Environment
Our environment is built on a Multi-Agent Reinforcement Learning (MARL) foundation. However, our goal is to train asynchronous policies, which requires an environment that closely mimics a truly asynchronous scenario. For training purposes, we still need to move forward in our environment in synchronous rounds.
The solution is to randomly select the next node for execution, a seemingly straightforward step. At this juncture, we introduce a further simplification. We can group multiple MARL Agents into a single agent, subject to some limitations on the reward.
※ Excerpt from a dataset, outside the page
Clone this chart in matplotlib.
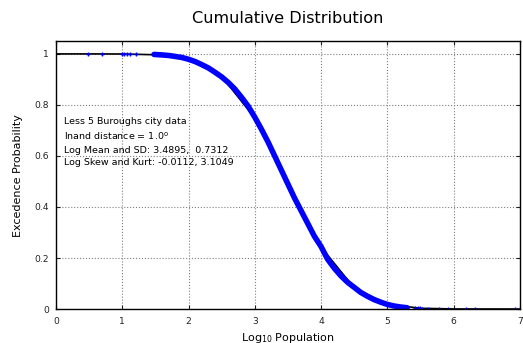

Although these limitations can largely be circumvented with additional effort (like trajectory reward post-processing), they are acceptable when the problems to be solved are straightforward, i.e., the 1-step reward adequately represents the true reward an agent should receive upon its next action.
Setup
We have N
nodes in a graph G
, tasked to solve a specific graph problem represented by the task T
.
Depending on the task description, every node begins with an initial action, and a random starting node is chosen.
The acting node has three options:
- It can choose to act.
- It can pick a new action.
- It can decide to inform its neighbors about the update.
Once these steps are executed, the environment moves forward, rewards are computed, and a new acting node is selected. This dynamic setup, although it may seem complex, allows for efficient policy learning and accurate problem-solving in the MARL context.